60 Minutes highlights transgender people who have decided to de-transition and I’m sure it won’t be seen as controversial in the least. pic.twitter.com/vetbQFe3Oo
— (((Jason Rantz))) on KTTH Radio (@jasonrantz) May 24, 2021
Lidinsky-Smith described having a “really disturbing sense that like a part of my body was missing, almost a ghost limb feeling about being like, there’s something that should be there.”
“And the feeling really surprised me but it was really hard to deny,” she added. Lidinsky-Smith stopped using testosterone, went back to the clinic, and complained to the doctor that the process she had gone through didn’t follow World Professional Association for Transgender Health guidelines.
“I can’t believe that I transitioned and detransitioned, including hormones and surgery, in the course of, like, less than one year,” she said. “It’s completely crazy.”
Another young man who detransitioned said that he felt he “didn’t get enough pushback on transitioning,” went in for two appointments and then received a letter approving him for “cross-sex hormones.”
“Two visits,” Stahl asked. “That’s it?”
“Uh-huh,” the young man, who the segment identified as Garrett from Baton Rouge, Louisiana, said.
Garrett “went from taking hormones to getting his testicles removed” in just three months, the segment reported, not following what current guidelines call for “continuous use for a year.”
The young man also later got a breast augmentation, according to CBS.
“But, instead of feeling more himself, he says he felt worse,” Stahl explained.
“I had never really been suicidal before until I had my breast augmentation,” Garrett said. “And about a week afterwards I wanted to, like, actually kill myself. Like, I had a plan and I was gonna do it but I just kept thinking about, like, my family to stop myself. It kind of felt like how am I ever going to feel normal again, like other guys now?”

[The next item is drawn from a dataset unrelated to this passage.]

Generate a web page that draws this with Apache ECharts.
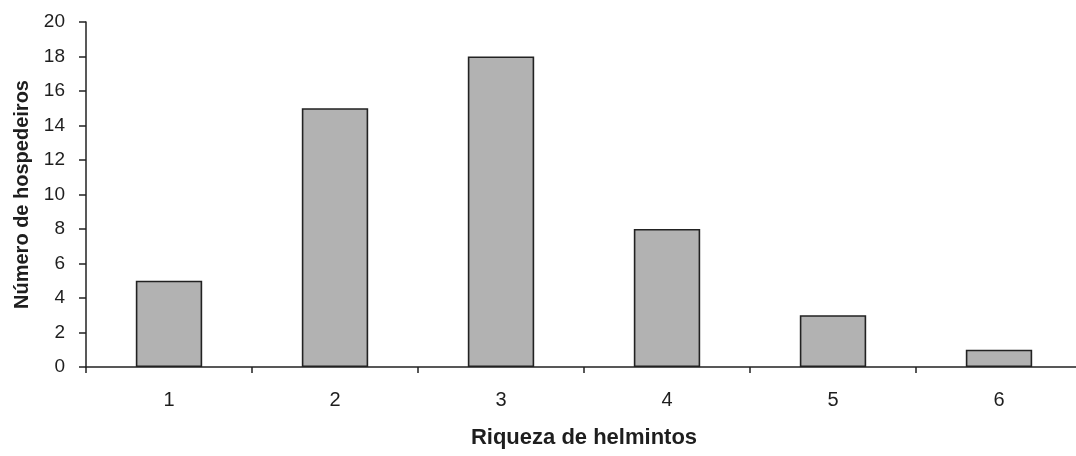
<!DOCTYPE html>
<html><head><meta charset="utf-8">
<script src="https://cdn.jsdelivr.net/npm/echarts@6/dist/echarts.min.js"></script>
<style>html,body{margin:0;padding:0;background:#fff}#c{width:1076px;height:456px}</style>
</head><body><div id="c"></div>
<script>
const categories = ['1','2','3','4','5','6'];
const values = [5, 15, 18, 8, 3, 1];
const yTicks = [0, 2, 4, 6, 8, 10, 12, 14, 16, 18, 20];
const chart = echarts.init(document.getElementById('c'));
const font = 'Liberation Sans, Arial, sans-serif';
chart.setOption({
  animation: false,
  grid: {left: 86, top: 22, width: 996, height: 345, containLabel: false, outerBoundsMode: 'none'},
  xAxis: {
    type: 'category', data: categories,
    name: 'Riqueza de helmintos', nameLocation: 'middle', nameGap: 60,
    nameTextStyle: {fontFamily: font, fontSize: 22, fontWeight: 'bold', color: '#1e1e1e'},
    axisLine: {lineStyle: {color: '#222', width: 1.5}},
    axisTick: {show: true, alignWithLabel: false, length: 6, lineStyle: {color: '#222', width: 1.5}},
    axisLabel: {fontFamily: font, fontSize: 20, color: '#1e1e1e', margin: 23},
    splitLine: {show: false}
  },
  yAxis: {
    type: 'value', min: yTicks[0], max: yTicks[yTicks.length-1], interval: 2,
    name: 'Número de hospedeiros', nameLocation: 'middle', nameGap: 53,
    nameTextStyle: {fontFamily: font, fontSize: 20, fontWeight: 'bold', color: '#1e1e1e'},
    axisLine: {show: true, lineStyle: {color: '#222', width: 1.5}},
    axisTick: {show: true, length: 7, lineStyle: {color: '#222', width: 1.5}},
    axisLabel: {fontFamily: font, fontSize: 19, color: '#1e1e1e', margin: 21},
    splitLine: {show: false}
  },
  series: [{
    type: 'bar', data: values, barWidth: '40%',
    itemStyle: {color: '#b2b2b2', borderColor: '#222', borderWidth: 1.6}
  }]
});
</script></body></html>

“There are many trans children who are helped by the kinds of interventions that we're talking about here that would be prohibited by these laws,” says Dr. Erica Anderson about proposed legislation banning treatments to assist youth in their transitions. https://t.co/QKMqu9KNk9 pic.twitter.com/2dp2lssTDa
— 60 Minutes (@60Minutes) May 23, 2021
Doctors Weigh In
One doctor who has helped hundreds of young people transition, Dr. Laura Edwards-Leeper, told CBS: “it greatly concerns me where the field has been going.”
“I feel like what is happening is unethical and irresponsible in some places,” Edwards-Leeper added.
“Everyone is very scared to speak up because we’re afraid of not being seen as being affirming or being supportive of these young people or doing something to hurt the trans community,” the doctor said. “But even some of the providers are trans themselves and share these concerns.”
University of California San Francisco doctor Erica Anderson, who is also transgender, suggested that stories about those who detransition demonstrate the need for more health care for the transgender community rather than a ban on transgender surgeries and procedures.
“I think we cannot turn a blind eye to the needs of those trans people who have gotten less than adequate care or even poor care,” Anderson said. “My heart goes out to them. And their stories are important. And we can’t deny them.”
“I think the kinds of things we advocate for don’t hurt trans people,” said Lidinsky-Smith. “Like, we want there to be more help from therapists with dysphoria. We want there to be longer term tracking of health outcomes. Everyone benefits from that.”
Author Abigail Shrier was one of the first to sound the alarm on the ease with which some young people have transitioned. Shrier, the author of “Irreversible Damage: The Transgender Craze Seducing Our Daughters” which examined spikes in transgenderism among teenaged girls who formerly displayed feminine traits and tendencies,” praised those who spoke out in the CBS interview.
“It takes enormous courage to speak out as a detransitioner – as @HormoneHangover did in this “60 Minutes” episode clip,” Shrier said, referring to Lidinsky-Smith. “She will no doubt face torrents of hate. But she just may save thousands of girls.”